Mike Hyter, president and chief executive officer of J. Howard, says US employers have a lot of work to do to change such perceptions.

"Companies have to do a better job communicating what's expected for job advancement and developing employees so that they can succeed," he says.

Investors pull money out of stock funds

According to a monthly survey by the Investment Company Institute (ICI), equity-based mutual funds had a net outflow of $18.5 billion in June, after eight consecutive months of inflows.

The dollar outflow was the the third largest ever, but still amounted to less than 1 percent of total mutual-fund assets. It's important to note that the outflow includes moves by institutional investors (often computer-driven) as well as by small investors. ICI reports that both municipal and taxable bond mutual funds – traditional havens – had modest inflows.

Best, worst states for entrepreneurs

The Small Business Survival Committee (SBSC), a Washington-based lobbying group, released its annual rankings of the policy climates for small businesses and entrepreneurs in the US.

The "Small Business Survival Index" combines 20 government-imposed or government-related costs that have a major impact on small businesses.
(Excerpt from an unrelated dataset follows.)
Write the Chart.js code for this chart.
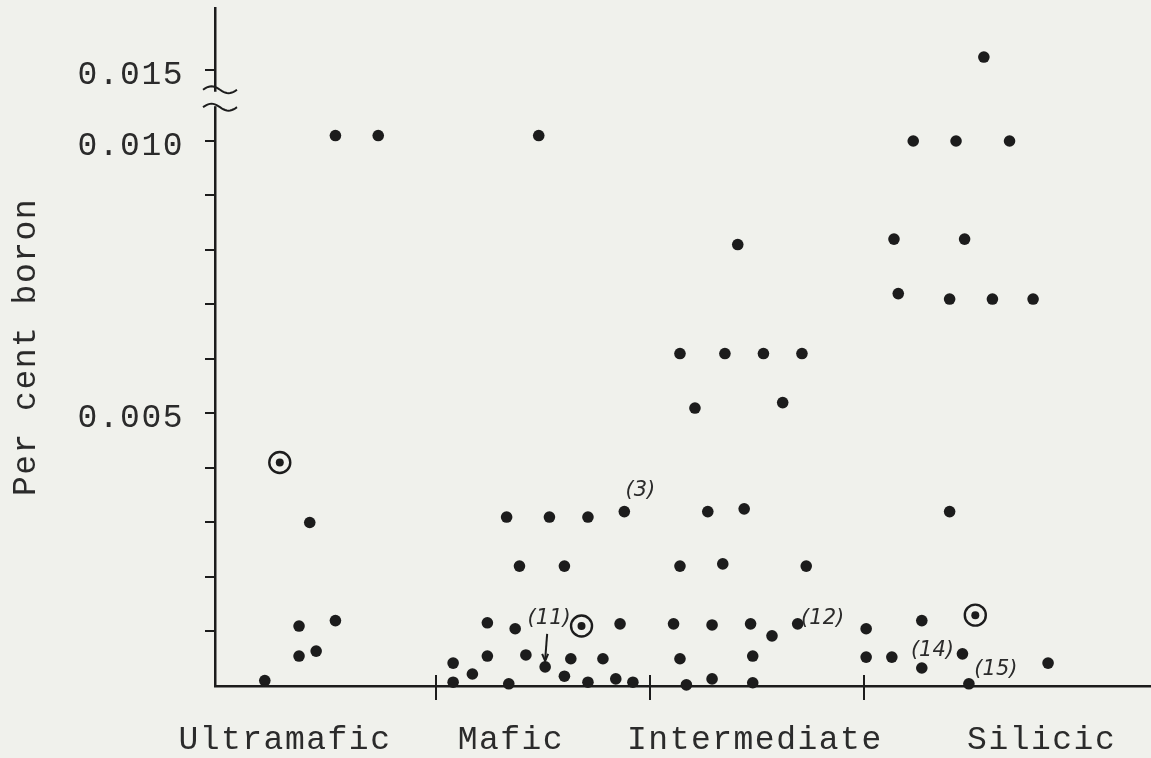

A few examples include personal and business taxes, property taxes, and healthcare and labor costs. The group hopes the index will influence lawmakers to create a more friendly small business environment.

States friendliest to small business:

1) South Dakota

2) Nevada

3) Wyoming

4) Texas

5) Florida

States least friendly to small business:

46) California

47) New Mexico

48) Minnesota

49) Maine

50) Hawaii

51) District of Columbia

Tall coin for a $20 gold piece from 1933

Last week, Sotheby's auction house sold a 1933 gold Double Eagle to an anonymous bidder for $7.59 million. Not bad considering the face value of the coin: $20.

The gold coin is one of only three thought to exist worldwide. President Franklin Roosevelt ordered the 1933 coins melted down when he moved to take the nation off the gold standard.

At the time, two of the coins were sent to the Smithsonian Institution for historical safe-keeping. A third coin – the one sold at Sotheby's – was somehow smuggled out of the Mint. For years it resided in the collection of Egypt's last monarch, King Farouk.

The coin is thought to be the most valuable in the world. The US Mint says the money from the sale will go to the US Treasury to help fight the war on terrorism.